Cryptozoologists are useful!

Cryptozoologists don’t just find monsters. They often find unknown species and even things that have been lost that are historically important. The late Robert Rines found several things in Loch Ness from ancient stone circles to this, a fitting memorial in some ways to his own tenacity and determination, like that of the pilots of WW2.

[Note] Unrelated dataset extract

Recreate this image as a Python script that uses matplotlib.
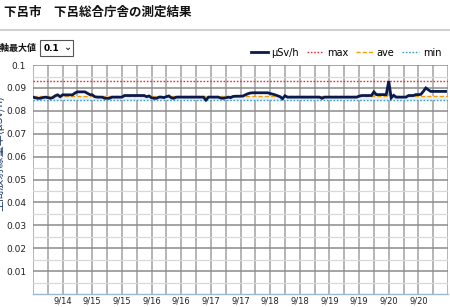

Extract from full article: Just over a year after the battle, R for Robert crashed into Loch Ness while on a training flight from RAF Lossiemouth on Hogmanay 1940 and remained lost until Nessie hunter Robert Rines discovered the wreckage while searching the bed of the loch. "When we found it in 1978, it was intact, but I went back in 1981 and the fuselage had been torn apart," Robin said. People had been trying to grapple for souvenirs, so we had to salvage it or lose it all together. I managed to get the backing of the National Heritage Memorial Fund and huge oil companies like Oceaneering International jumped at the chance to get involved. Had I actually had to pay for their services, it would have been about £20 million to recover her. "An aircraft had never been recovered from 70 metres before and I honestly don't think it could happen again because of cost." After 45 years beneath the loch, R for Robert was finally craned out of the water at Bona Lighthouse on 21st September 1985. "It was almost perfect," Robin added. "The people from Brooklands were astonished at the condition of the aircraft."